Reviewing MS Press’s Forefront Threat Management Gateway Administrators Companion


clip_image001Books from Microsoft on Internet Security and Acceleration Server are rare. There have been only 3 to date, two pocket administration companions and an exam training kit. So it was certainly a rare treat to see a full blown Administrators Companion appear for the ISA server successor Threat Management Gateway (TMG). A full blown Administrator’s guide was long overdue.

What to Expect.

If you are familiar with the Administrator’s companion series then it’s very much in line with other versions. If you are not, these companions are well worth a look. More detailed than its smaller cousin, the Pocket Admin Guide, but less extreme than some of the traditional resource kits. This companion contains the necessary information on what’s new in TMG and then the various uses of TMG, TMG as a Firewall, TMG as a Proxy, TMG protecting Clients and you probably get the idea. The authors provide “Real World” tips and tricks that are now part of the series, as well as the detailed step-by-step instructions on implementing the various features.


What’s the coverage like?

My opinion is that the coverage is very good. As I read through it I ended up likening it to ISA Server training kit MS Press created many years back. I thought that kit was great and I learnt a huge amount about ISA Server back then that has helped me subsequently. This companion brought back those memories. That was where I ended up, it was not, however my first inclination. Going through the first two parts of the book I was thinking how much this resembled some of the Windows Server 2008 resource kits I’d seen. You do need those early parts, TMG contains all the functionality of ISA and then some more, so understanding this and the background for the name change helps you position the remaining parts.

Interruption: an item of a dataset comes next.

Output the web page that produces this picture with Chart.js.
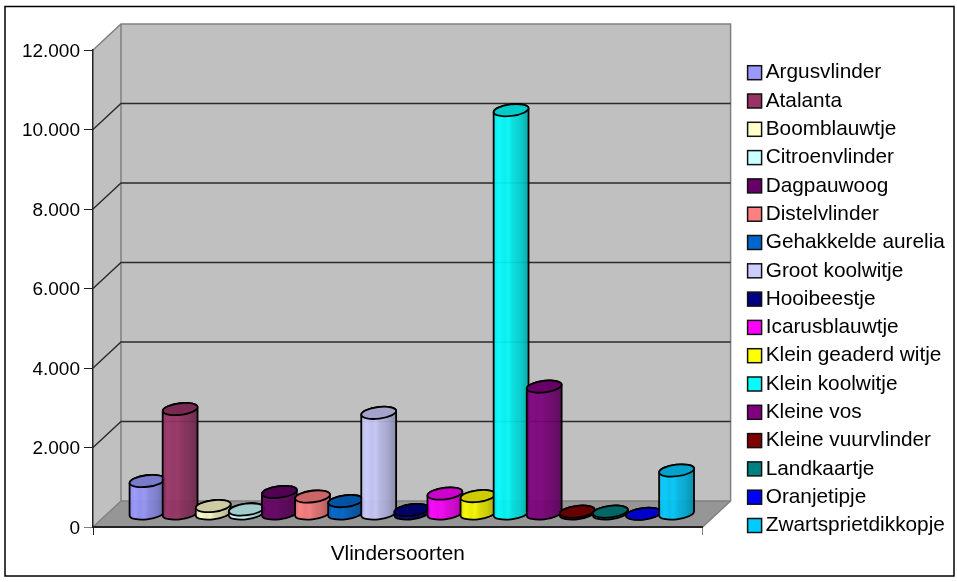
<!DOCTYPE html>
<html>
<head>
<meta charset="utf-8">
<title>Vlindersoorten</title>
<script src="https://cdn.jsdelivr.net/npm/chart.js@4"></script>
<style>
    html, body { margin: 0; padding: 0; background: #fff; }
    canvas { display: block; }
</style>
</head>
<body>
<canvas id="vlinderGraph" width="957" height="582"></canvas>
<script>
const categorie = ['Vlindersoorten'];
const soorten = ['Argusvlinder', 'Atalanta', 'Boomblauwtje', 'Citroenvlinder', 'Dagpauwoog', 'Distelvlinder',
    'Gehakkelde aurelia', 'Groot koolwitje', 'Hooibeestje', 'Icarusblauwtje', 'Klein geaderd witje',
    'Klein koolwitje', 'Kleine vos', 'Kleine vuurvlinder', 'Landkaartje', 'Oranjetipje', 'Zwartsprietdikkopje'];
const aantallen = [830, 2640, 200, 115, 555, 440, 325, 2545, 100, 515, 450, 10160, 3205, 60, 60, 5, 1095];
const kleuren = ['#9999FF', '#993366', '#FFFFCC', '#CCFFFF', '#660066', '#FF8080', '#0066CC', '#CCCCFF', '#000080',
    '#FF00FF', '#FFFF00', '#00FFFF', '#800080', '#800000', '#008080', '#0000FF', '#00CCFF'];

// depth of the fake 3D box, bars stand halfway
const DEPTH_X = 28;
const DEPTH_Y = -26;

function shade(hex, f) {
    const n = parseInt(hex.slice(1), 16);
    return 'rgb(' + Math.round((n >> 16) * f) + ',' + Math.round(((n >> 8) & 255) * f) + ',' + Math.round((n & 255) * f) + ')';
}

function drawCylinder(ctx, bar, color) {
    const cx = bar.x + DEPTH_X / 2;
    const top = bar.y + DEPTH_Y / 2;
    const base = bar.base + DEPTH_Y / 2;
    const a = bar.width / 2 + 1;
    const b = 5.8;
    const rot = -7 * Math.PI / 180;
    const t0 = Math.atan(-(b / a) * Math.tan(rot));

    const grad = ctx.createLinearGradient(cx - a, 0, cx + a, 0);
    grad.addColorStop(0, shade(color, 0.92));
    grad.addColorStop(0.15, shade(color, 1));
    grad.addColorStop(0.3, shade(color, 0.94));
    grad.addColorStop(0.42, shade(color, 0.98));
    grad.addColorStop(0.55, shade(color, 0.88));
    grad.addColorStop(0.75, shade(color, 0.82));
    grad.addColorStop(1, shade(color, 0.66));

    ctx.save();
    ctx.lineWidth = 1.8;
    ctx.strokeStyle = '#000';
    ctx.globalAlpha = 0.93;
    ctx.beginPath();
    ctx.ellipse(cx, base, a, b, rot, t0, t0 + Math.PI);
    ctx.ellipse(cx, top, a, b, rot, t0 + Math.PI, t0 + 2 * Math.PI);
    ctx.closePath();
    ctx.fillStyle = grad;
    ctx.fill();
    ctx.globalAlpha = 1;
    ctx.stroke();

    ctx.beginPath();
    ctx.ellipse(cx, top, a, b, rot, 0, 2 * Math.PI);
    ctx.fillStyle = shade(color, 0.8);
    ctx.fill();
    ctx.stroke();
    ctx.restore();
}

const box3d = {
    id: 'box3d',
    beforeDraw(chart) {
        const ctx = chart.ctx;
        const area = chart.chartArea;
        const y = chart.scales.y;
        const bx = area.left + DEPTH_X, by0 = area.bottom + DEPTH_Y, by1 = area.top + DEPTH_Y;

        ctx.save();
        // frame round the whole picture
        ctx.fillStyle = '#fff';
        ctx.fillRect(0, 0, chart.width, chart.height);
        ctx.strokeStyle = '#000';
        ctx.lineWidth = 1.5;
        ctx.strokeRect(5, 6.5, 949, 569.5);

        // walls
        ctx.fillStyle = '#C0C0C0';
        ctx.fillRect(bx, by1, area.width, area.height);
        ctx.beginPath();
        ctx.moveTo(area.left, area.top);
        ctx.lineTo(bx, by1);
        ctx.lineTo(bx, by0);
        ctx.lineTo(area.left, area.bottom);
        ctx.closePath();
        ctx.fill();

        // floor
        ctx.fillStyle = '#969696';
        ctx.beginPath();
        ctx.moveTo(area.left, area.bottom);
        ctx.lineTo(bx, by0);
        ctx.lineTo(area.right + DEPTH_X, by0);
        ctx.lineTo(area.right, area.bottom);
        ctx.closePath();
        ctx.fill();

        // box edges
        ctx.lineWidth = 1.5;
        ctx.strokeStyle = '#808080';
        ctx.beginPath();
        ctx.moveTo(area.left, area.top);
        ctx.lineTo(bx, by1);
        ctx.lineTo(area.right + DEPTH_X, by1);
        ctx.lineTo(area.right + DEPTH_X, by0);
        ctx.lineTo(area.right, area.bottom);
        ctx.moveTo(bx, by1);
        ctx.lineTo(bx, by0);
        ctx.lineTo(area.left, area.bottom);
        ctx.moveTo(bx, by0);
        ctx.lineTo(area.right + DEPTH_X, by0);
        ctx.stroke();

        // gridlines follow the value scale
        ctx.lineWidth = 1.4;
        ctx.strokeStyle = '#2a2a2a';
        y.ticks.forEach(function (t) {
            if (t.value === y.min || t.value === y.max) return;
            const py = y.getPixelForValue(t.value);
            ctx.beginPath();
            ctx.moveTo(area.left, py);
            ctx.lineTo(bx, py + DEPTH_Y);
            ctx.lineTo(area.right + DEPTH_X, py + DEPTH_Y);
            ctx.stroke();
        });
        ctx.restore();
    },
    beforeDatasetDraw() {
        return false;
    },
    afterDatasetsDraw(chart) {
        // later species stand in front of earlier ones
        chart.data.datasets.forEach(function (ds, i) {
            chart.getDatasetMeta(i).data.forEach(function (bar) {
                drawCylinder(chart.ctx, bar, ds.backgroundColor);
            });
        });
    },
    afterDraw(chart) {
        const ctx = chart.ctx;
        ctx.save();
        chart.legend.legendHitBoxes.forEach(function (hit, i) {
            const top = hit.top + (hit.height - 14) / 2;
            ctx.clearRect(hit.left - 1, top - 1, 12, 16);
            ctx.fillStyle = kleuren[i];
            ctx.fillRect(hit.left + 1, top, 14, 14);
            ctx.strokeStyle = '#111';
            ctx.lineWidth = 1.5;
            ctx.strokeRect(hit.left + 1, top, 14, 14);
        });
        ctx.restore();
    }
};

const myChart = new Chart(document.getElementById('vlinderGraph'), {
    type: 'bar',
    plugins: [box3d],
    data: {
        labels: categorie,
        datasets: soorten.map(function (naam, i) {
            return { label: naam, data: [aantallen[i]], backgroundColor: kleuren[i] };
        })
    },
    options: {
        responsive: false,
        animation: false,
        categoryPercentage: 0.923,
        barPercentage: 1,
        layout: { padding: { left: 0, right: 2.1, top: 50, bottom: 0 } },
        plugins: {
            legend: {
                position: 'right',
                align: 'start',
                maxWidth: 230,
                // blank title only pushes the list down a little
                title: { display: true, text: ' ', padding: 0, font: { size: 4 } },
                labels: {
                    boxWidth: 8.7,
                    boxHeight: 14,
                    padding: 7.5,
                    color: '#000',
                    font: { family: 'Liberation Sans', size: 20.8 }
                }
            },
            tooltip: { enabled: false }
        },
        scales: {
            x: {
                offset: true,
                afterFit: function (s) { s.height = 55; },
                ticks: { display: false },
                grid: {
                    drawOnChartArea: false,
                    tickLength: 8,
                    color: function (c) { return c.index === 0 ? '#222' : '#808080'; }
                },
                border: { color: '#222', width: 2 },
                title: {
                    display: true,
                    text: categorie[0],
                    color: '#000',
                    padding: { top: 0, bottom: 15 },
                    font: { family: 'Liberation Sans', size: 20.8 }
                }
            },
            y: {
                min: 0,
                max: 12000,
                afterFit: function (s) { s.width = 93; },
                ticks: {
                    stepSize: 2000,
                    padding: 4,
                    color: '#000',
                    // empty first line with a tight line height drops the text 1.5px, like the original
                    font: { family: 'Liberation Sans', size: 19, lineHeight: 0.16 },
                    callback: function (v) { return ['', String(v).replace(/\B(?=(\d{3})+$)/g, '.')]; }
                },
                grid: {
                    drawOnChartArea: false,
                    tickLength: 9,
                    color: function (c) { return c.tick && c.tick.value === 0 ? '#808080' : '#222'; }
                },
                border: { color: '#222', width: 1.5 }
            },
            ruimte: {
                position: 'right',
                afterFit: function (s) { s.width = 36.5; },
                ticks: { display: false },
                grid: { display: false },
                border: { display: false }
            }
        }
    }
});
</script>
</body>
</html>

The nature of the product allowed the authors to divide the book up into convenient parts. That helps the readability overall. Once you’ve got through the first three parts covering the product features, the planning consideration and configuration and then the deployment, you get to the point where you can skip to the part that best suites the role you wish TMG to play. If you want to use TMG as a firewall, there is part that covers that aspect. The five main scenarios, Firewall, Proxy, Remote Access, Client Protection and Publishing all have their own section within the guide. Each section gives you an initial overview of the functionality, and then promptly goes into the implementation and configuration in detail.

As with most guides, we find details of logging, reporting and troubleshooting at the end. The TMG is no exception here, although the curious part of these sections is the inclusion of the scripting chapter. My guess is that since there is no PowerShell cmdlets for TMG, the scripting chapter was relegated to the end instead of being embedded in the other chapters. Which is a shame as scripting is a very useful; if not important skill for IT Pro’s to have today.

Don’t miss Appendix B either, this provides a complete breakdown of all the performance counters for TMG, with a brief guide at the end to explain how to use them.

Final Verdict.

The book is well laid out. Certainly thought has gone in there. It is also worthy of being in the Administrator’s Companion series. If you plan to use TMG then , regardless of the fact the market is not swamped with books on the subject, then this Administrator’s companion is well suited to the task and I’d recommend it.